I hope that my tour has triggered the people of Ireland and people of the world to see God’s extraordinary love. The product of this love is that we have been given the gift of choice. I can’t force you to love me, I have to show you how much I love you through my actions and then it’s your choice to love me back or not. Unconditional love that can be seen in the beauty of Irelands country and in its pride for freedom from oppression both reflect the artistry of God’s presence in the lived experience of history and God’s presence now and forever. The essence of this is expressed communally in the Mass. My hope is that together we come to realize that the key to effective worship is more than just vibrant music and preaching, but that vibrant music and preaching in worship enables an assembly to see Christ present in each other and in the Sacrament we are called to become. I hope that my Irish brothers and sisters realize that the music I gave them only scratches the surface of the mystery. I hope that I have caused them to search deeper into the beauty and value of the tradition that we all share to see that everything is God. God dwells in us and we in God.

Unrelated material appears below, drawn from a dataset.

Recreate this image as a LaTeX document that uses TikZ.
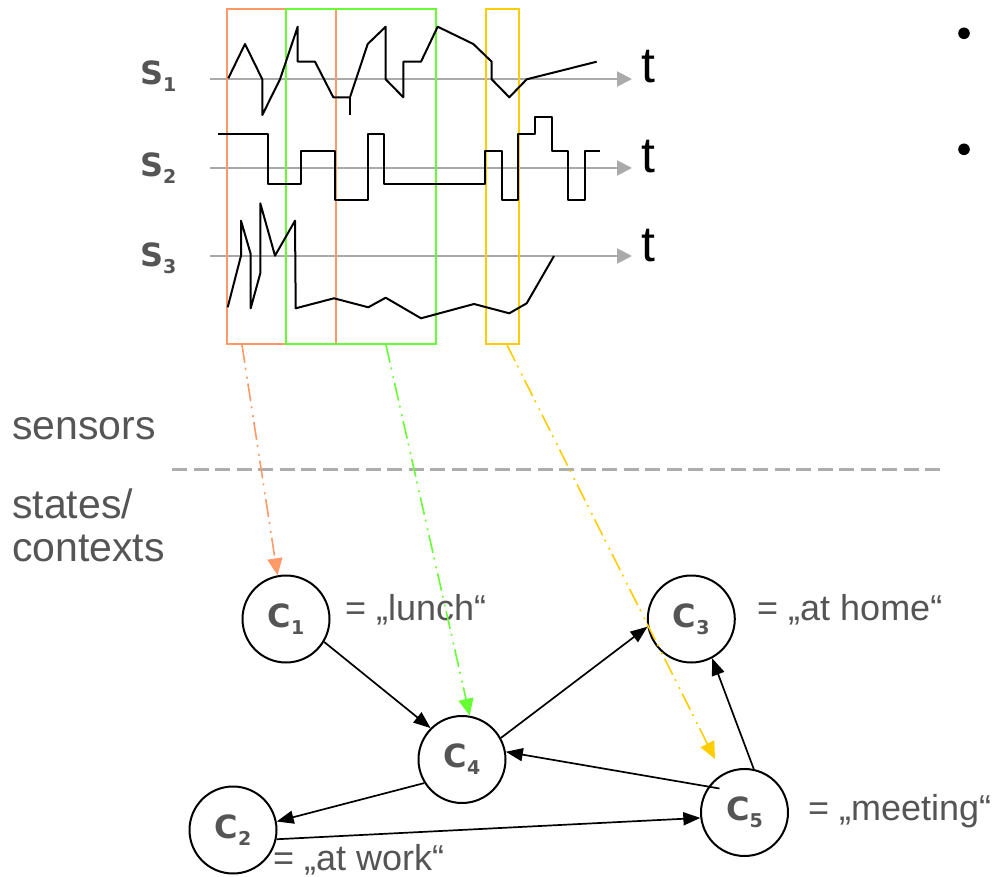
\documentclass[tikz,border=0pt]{standalone}
\usepackage{fontspec}
\setmainfont{Liberation Sans}
\newfontfamily\vfam{DejaVu Sans}
\usetikzlibrary{arrows.meta,calc}

\definecolor{txtgray}{HTML}{555555}
\definecolor{axisgray}{HTML}{AAAAAA}
\definecolor{sepgray}{HTML}{ADADAD}
\definecolor{winorange}{HTML}{FF9A66}
\definecolor{wingreen}{HTML}{66FF33}
\definecolor{winyellow}{HTML}{FFCC00}

% bold symbol with a lowered index, e.g. S_1, C_4
\newcommand\symidx[3]{{\vfam\bfseries\fontsize{#3}{#3}\selectfont #1\raisebox{-7pt}{\fontsize{19}{19}\selectfont #2}}}

\tikzset{
  axisline/.style={draw=axisgray, line width=2pt, -{Triangle[length=15pt,width=15pt]}},
  signal/.style={line width=2pt, line join=round},
  window/.style={line width=2pt},
  state/.style={circle, draw, line width=2pt, minimum size=87pt, inner sep=0pt, text=txtgray},
  trans/.style={line width=1.7pt, -{Triangle[length=17pt,width=13pt]}},
  mapto/.style={line width=1.6pt, dash pattern=on 18pt off 5pt on 2pt off 7pt on 2pt off 5pt,
                -{Triangle[length=17pt,width=15pt]}},
  sep/.style={draw=sepgray, dash pattern=on 15pt off 6.5pt},
  plain/.style={inner sep=0pt, anchor=base west, text=txtgray},
  tlabel/.style={inner sep=0pt, anchor=base west, font=\fontsize{50}{50}\selectfont},
}

\begin{document}
\begin{tikzpicture}[x=1pt,y=-1pt]
\useasboundingbox (0,0) rectangle (996,877);

% time axes and sensor names
\draw[axisline] (210,79) -- (632,79);
\draw[axisline] (210,168) -- (632,168);
\draw[axisline] (210,256) -- (632,256);
\node[tlabel] (t1) at (641,83) {t};
\node[tlabel] (t2) at (641,173) {t};
\node[tlabel] (t3) at (641,262) {t};
\node[plain] (s1) at (140,85) {\symidx{S}{1}{32}};
\node[plain] (s2) at (140,176.7) {\symidx{S}{2}{32}};
\node[plain] (s3) at (140,266.7) {\symidx{S}{3}{32}};

% observation windows
\draw[window, winorange] (226.7,9.3) rectangle (335.7,344);
\draw[window, wingreen] (285.7,9.3) rectangle (435.7,344);
\draw[window, winyellow] (485.7,9.3) rectangle (519,344);

% sensor signals
\draw[signal] (228.3,78.3) -- (245,44) -- (262.3,79.3) -- (262.3,115) -- (280,79.3)
  -- (297.7,26.7) -- (297.7,61.7) -- (315,61.7) -- (333.3,97.3) -- (350,97.3)
  -- (367.7,44) -- (385.7,26.7) -- (385.7,79.3) -- (403.3,97.3) -- (403.3,61.7)
  -- (421,61.7) -- (437.7,26.7) -- (473.3,44) -- (491.7,61.7) -- (491.7,79.3)
  -- (509.3,97.3) -- (526.7,79.3) -- (596.7,61.7);
\draw[signal] (350,97.3) -- (350,115);
\draw[signal] (218.3,134) -- (268.3,134) -- (268.3,184) -- (301,184) -- (301,150.7)
  -- (335,150.7) -- (335,200) -- (367.7,200) -- (367.7,134) -- (384.3,134)
  -- (384.3,184) -- (485,184) -- (485,150.7) -- (501.7,150.7) -- (501.7,200)
  -- (518.3,200) -- (518.3,134) -- (535,134) -- (535,116.7) -- (551.7,116.7)
  -- (551.7,150.7) -- (568.3,150.7) -- (568.3,200) -- (585,200) -- (585,150.7)
  -- (600,150.7);
\draw[signal] (227.7,307.3) -- (241,255.7) -- (241,220.7) -- (250.7,254) -- (250.7,308.3)
  -- (260.3,273.3) -- (260.3,203.3) -- (275,255.7) -- (295,220.7) -- (295.7,308.3)
  -- (334,298.3) -- (368.3,307.3) -- (385.7,297.7) -- (421,318.3) -- (474,304)
  -- (509.3,313.3) -- (526.7,303.3) -- (554,256);

% bullets
\fill (964,33.3) circle (5.8);
\fill (964,149.3) circle (5.8);

% layer separator
\node[plain, font=\fontsize{41}{41}\selectfont] (sens) at (12,439.3) {sensors};
\node[plain, font=\fontsize{41}{41}\selectfont] (stat) at (12,518.3) {states/};
\node[plain, font=\fontsize{41}{41}\selectfont] (ctx) at (12,561.7) {contexts};
\draw[sep, line width=3pt] (172,469) -- (753,469);
\draw[sep, line width=2.2pt] (753,469.5) -- (945,469.5);

% context states
\node[state] (c1) at (286,619) {\symidx{C}{1}{32}};
\node[state] (c3) at (691.3,619) {\symidx{C}{3}{32}};
\node[state] (c4) at (462,759.5) {\symidx{C}{4}{32}};
\node[state] (c2) at (233,830) {\symidx{C}{2}{32}};
\node[state] (c5) at (744.5,812.5) {\symidx{C}{5}{32}};

\node[plain, font=\fontsize{36}{36}\selectfont] (l1) at (345,620.5) {= „lunch“};
\node[plain, font=\fontsize{36}{36}\selectfont] (l3) at (757,620.5) {= „at home“};
\node[plain, font=\fontsize{36}{36}\selectfont] (l5) at (808,820) {= „meeting“};
\node[plain, font=\fontsize{36}{36}\selectfont] (l2) at (273,870) {= „at work“};

% transitions
\draw[trans] (c1.-31) -- (c4.135);
\draw[trans] (c4.29) -- (c3.190);
\draw[trans] ($(c5)+(-25,-24)$) -- (c4.10);
\draw[trans] (c5.78) -- (c3.-62);
\draw[trans] (c4.212) -- (c2.11);
\draw[trans] (c2.-12) -- (c5.187);

% windows mapped to states
\coordinate (o1) at (242,345);
\coordinate (o2) at (386,345);
\coordinate (o3) at (507,345);
\coordinate (e3) at (715,759);
\draw[mapto, winorange] (o1) -- (c1.101);
\draw[mapto, wingreen] (o2) -- (c4.80);
\draw[mapto, winyellow] (o3) -- (e3);
\end{tikzpicture}
\end{document}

After a great show at Vicar Street in Dublin, a man come to me and told me how he enjoyed the show. He then began to tell me about losing his son and I could see how sad he was as he showed me his son’s picture. I told him that one day he would see him again and he smiled and said: “I can’t wait for that day.” And so do I close with that same emotion for my friends from Ireland. We have made an everlasting bond with one another based in the history and tradition that we both share in Christ Jesus. May you endure the challenges that lie ahead and with the faith and hope of God’s ever-present love in sacrament and sign we forever stand in the light as one. I can’t wait until I see you again.
I send you out on a mission of love, forever and ever. Amen.